**Prompt**
Give back, exactly as written, the lines from the beginning of the listing through the one that contains "const Y_MIN = 79, Y_MAX = 179;".

**Information supplied**
◇ ◇ ◇ ◇
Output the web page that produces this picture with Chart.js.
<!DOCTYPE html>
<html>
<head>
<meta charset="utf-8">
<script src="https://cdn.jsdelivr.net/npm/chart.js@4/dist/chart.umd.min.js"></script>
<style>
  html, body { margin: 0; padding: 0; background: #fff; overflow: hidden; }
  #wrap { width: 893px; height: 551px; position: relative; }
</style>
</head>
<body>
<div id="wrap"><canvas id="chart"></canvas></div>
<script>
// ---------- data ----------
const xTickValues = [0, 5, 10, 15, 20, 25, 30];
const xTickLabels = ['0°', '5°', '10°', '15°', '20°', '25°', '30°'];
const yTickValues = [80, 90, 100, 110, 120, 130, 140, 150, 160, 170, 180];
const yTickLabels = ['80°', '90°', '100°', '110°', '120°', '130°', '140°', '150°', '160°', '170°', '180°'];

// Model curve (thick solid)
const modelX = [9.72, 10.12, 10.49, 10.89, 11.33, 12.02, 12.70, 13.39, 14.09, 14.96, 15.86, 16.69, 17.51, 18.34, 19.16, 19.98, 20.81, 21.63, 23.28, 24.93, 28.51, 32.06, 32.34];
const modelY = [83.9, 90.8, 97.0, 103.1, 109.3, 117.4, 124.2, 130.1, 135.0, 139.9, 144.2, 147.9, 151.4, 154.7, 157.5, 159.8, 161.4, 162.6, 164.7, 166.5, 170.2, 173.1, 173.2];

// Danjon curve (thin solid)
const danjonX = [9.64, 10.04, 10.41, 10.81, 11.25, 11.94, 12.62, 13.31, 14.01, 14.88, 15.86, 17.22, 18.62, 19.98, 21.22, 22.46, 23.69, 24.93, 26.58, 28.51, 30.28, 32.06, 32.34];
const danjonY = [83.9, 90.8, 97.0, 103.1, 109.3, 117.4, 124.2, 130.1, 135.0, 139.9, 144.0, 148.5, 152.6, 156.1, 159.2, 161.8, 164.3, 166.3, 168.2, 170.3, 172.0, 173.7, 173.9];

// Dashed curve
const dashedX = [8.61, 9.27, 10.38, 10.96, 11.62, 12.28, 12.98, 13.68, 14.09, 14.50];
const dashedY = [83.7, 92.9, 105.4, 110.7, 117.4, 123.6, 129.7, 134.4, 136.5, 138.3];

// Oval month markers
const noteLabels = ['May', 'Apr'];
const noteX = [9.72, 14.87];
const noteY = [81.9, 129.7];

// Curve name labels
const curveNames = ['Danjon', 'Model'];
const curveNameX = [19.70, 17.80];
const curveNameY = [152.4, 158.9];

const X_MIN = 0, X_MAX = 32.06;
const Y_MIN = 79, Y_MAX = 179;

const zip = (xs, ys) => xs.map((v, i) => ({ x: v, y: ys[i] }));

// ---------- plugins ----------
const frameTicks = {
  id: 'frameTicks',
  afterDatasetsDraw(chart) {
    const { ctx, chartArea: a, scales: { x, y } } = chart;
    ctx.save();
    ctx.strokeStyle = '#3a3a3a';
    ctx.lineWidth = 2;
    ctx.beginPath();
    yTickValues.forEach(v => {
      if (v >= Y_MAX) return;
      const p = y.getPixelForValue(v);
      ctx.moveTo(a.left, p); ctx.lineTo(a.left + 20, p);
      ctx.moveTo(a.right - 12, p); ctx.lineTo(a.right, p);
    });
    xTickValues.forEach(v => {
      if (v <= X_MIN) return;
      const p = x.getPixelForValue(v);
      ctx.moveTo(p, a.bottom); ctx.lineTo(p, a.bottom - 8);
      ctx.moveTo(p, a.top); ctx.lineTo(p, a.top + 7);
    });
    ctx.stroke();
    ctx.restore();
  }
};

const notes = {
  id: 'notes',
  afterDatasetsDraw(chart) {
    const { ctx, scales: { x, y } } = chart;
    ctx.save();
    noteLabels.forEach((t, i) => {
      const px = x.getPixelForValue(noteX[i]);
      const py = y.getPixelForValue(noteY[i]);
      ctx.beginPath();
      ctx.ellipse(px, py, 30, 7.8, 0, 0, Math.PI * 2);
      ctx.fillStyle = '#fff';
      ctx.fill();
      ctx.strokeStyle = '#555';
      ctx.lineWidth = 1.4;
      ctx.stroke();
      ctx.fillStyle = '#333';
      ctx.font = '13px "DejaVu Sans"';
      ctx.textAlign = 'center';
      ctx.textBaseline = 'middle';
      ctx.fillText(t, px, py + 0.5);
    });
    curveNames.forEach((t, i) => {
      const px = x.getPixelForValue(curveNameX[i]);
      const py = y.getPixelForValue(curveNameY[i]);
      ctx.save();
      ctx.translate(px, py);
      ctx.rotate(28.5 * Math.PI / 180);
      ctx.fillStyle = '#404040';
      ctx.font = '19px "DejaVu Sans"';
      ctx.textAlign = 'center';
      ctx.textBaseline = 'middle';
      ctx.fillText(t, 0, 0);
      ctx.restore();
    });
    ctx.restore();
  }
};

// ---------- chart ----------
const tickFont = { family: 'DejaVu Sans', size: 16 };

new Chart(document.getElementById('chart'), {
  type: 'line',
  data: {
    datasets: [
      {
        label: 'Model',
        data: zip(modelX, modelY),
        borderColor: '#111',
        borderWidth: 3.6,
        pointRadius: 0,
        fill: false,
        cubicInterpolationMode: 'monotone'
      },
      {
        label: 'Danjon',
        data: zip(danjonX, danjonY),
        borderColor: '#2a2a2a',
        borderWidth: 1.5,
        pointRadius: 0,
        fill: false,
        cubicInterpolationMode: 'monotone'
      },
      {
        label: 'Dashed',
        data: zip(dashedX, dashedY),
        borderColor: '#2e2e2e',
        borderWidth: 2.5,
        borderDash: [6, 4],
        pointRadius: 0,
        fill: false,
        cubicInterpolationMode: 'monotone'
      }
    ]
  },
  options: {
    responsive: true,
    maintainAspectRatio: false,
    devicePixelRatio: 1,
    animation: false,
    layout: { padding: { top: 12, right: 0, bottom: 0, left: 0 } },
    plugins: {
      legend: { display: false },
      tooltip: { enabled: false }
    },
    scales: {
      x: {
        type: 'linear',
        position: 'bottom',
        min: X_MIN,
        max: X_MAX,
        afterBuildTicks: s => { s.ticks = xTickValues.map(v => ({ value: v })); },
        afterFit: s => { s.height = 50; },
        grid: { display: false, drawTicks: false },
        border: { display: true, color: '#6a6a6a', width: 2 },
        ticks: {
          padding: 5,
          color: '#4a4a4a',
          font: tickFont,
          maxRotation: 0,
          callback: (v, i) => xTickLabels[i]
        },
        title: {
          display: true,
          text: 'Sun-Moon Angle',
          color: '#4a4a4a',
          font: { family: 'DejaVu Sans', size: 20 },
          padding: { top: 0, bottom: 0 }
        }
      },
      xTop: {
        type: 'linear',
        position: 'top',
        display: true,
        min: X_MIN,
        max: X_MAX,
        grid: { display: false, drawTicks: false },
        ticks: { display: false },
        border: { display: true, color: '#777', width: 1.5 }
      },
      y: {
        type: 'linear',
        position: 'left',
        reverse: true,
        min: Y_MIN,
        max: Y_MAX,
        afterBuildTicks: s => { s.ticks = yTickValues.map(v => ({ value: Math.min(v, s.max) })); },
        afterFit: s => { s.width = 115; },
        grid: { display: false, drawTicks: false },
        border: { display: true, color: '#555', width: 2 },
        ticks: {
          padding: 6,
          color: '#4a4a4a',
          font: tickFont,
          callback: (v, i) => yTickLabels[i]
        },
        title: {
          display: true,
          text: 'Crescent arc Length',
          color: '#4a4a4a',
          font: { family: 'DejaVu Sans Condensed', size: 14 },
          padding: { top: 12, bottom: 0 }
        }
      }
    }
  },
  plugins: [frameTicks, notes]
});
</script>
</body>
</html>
◇ ◇ ◇ ◇
**Reply**
Output the web page that produces this picture with Chart.js.
<!DOCTYPE html>
<html>
<head>
<meta charset="utf-8">
<script src="https://cdn.jsdelivr.net/npm/chart.js@4/dist/chart.umd.min.js"></script>
<style>
  html, body { margin: 0; padding: 0; background: #fff; overflow: hidden; }
  #wrap { width: 893px; height: 551px; position: relative; }
</style>
</head>
<body>
<div id="wrap"><canvas id="chart"></canvas></div>
<script>
// ---------- data ----------
const xTickValues = [0, 5, 10, 15, 20, 25, 30];
const xTickLabels = ['0°', '5°', '10°', '15°', '20°', '25°', '30°'];
const yTickValues = [80, 90, 100, 110, 120, 130, 140, 150, 160, 170, 180];
const yTickLabels = ['80°', '90°', '100°', '110°', '120°', '130°', '140°', '150°', '160°', '170°', '180°'];

// Model curve (thick solid)
const modelX = [9.72, 10.12, 10.49, 10.89, 11.33, 12.02, 12.70, 13.39, 14.09, 14.96, 15.86, 16.69, 17.51, 18.34, 19.16, 19.98, 20.81, 21.63, 23.28, 24.93, 28.51, 32.06, 32.34];
const modelY = [83.9, 90.8, 97.0, 103.1, 109.3, 117.4, 124.2, 130.1, 135.0, 139.9, 144.2, 147.9, 151.4, 154.7, 157.5, 159.8, 161.4, 162.6, 164.7, 166.5, 170.2, 173.1, 173.2];

// Danjon curve (thin solid)
const danjonX = [9.64, 10.04, 10.41, 10.81, 11.25, 11.94, 12.62, 13.31, 14.01, 14.88, 15.86, 17.22, 18.62, 19.98, 21.22, 22.46, 23.69, 24.93, 26.58, 28.51, 30.28, 32.06, 32.34];
const danjonY = [83.9, 90.8, 97.0, 103.1, 109.3, 117.4, 124.2, 130.1, 135.0, 139.9, 144.0, 148.5, 152.6, 156.1, 159.2, 161.8, 164.3, 166.3, 168.2, 170.3, 172.0, 173.7, 173.9];

// Dashed curve
const dashedX = [8.61, 9.27, 10.38, 10.96, 11.62, 12.28, 12.98, 13.68, 14.09, 14.50];
const dashedY = [83.7, 92.9, 105.4, 110.7, 117.4, 123.6, 129.7, 134.4, 136.5, 138.3];

// Oval month markers
const noteLabels = ['May', 'Apr'];
const noteX = [9.72, 14.87];
const noteY = [81.9, 129.7];

// Curve name labels
const curveNames = ['Danjon', 'Model'];
const curveNameX = [19.70, 17.80];
const curveNameY = [152.4, 158.9];

const X_MIN = 0, X_MAX = 32.06;
const Y_MIN = 79, Y_MAX = 179;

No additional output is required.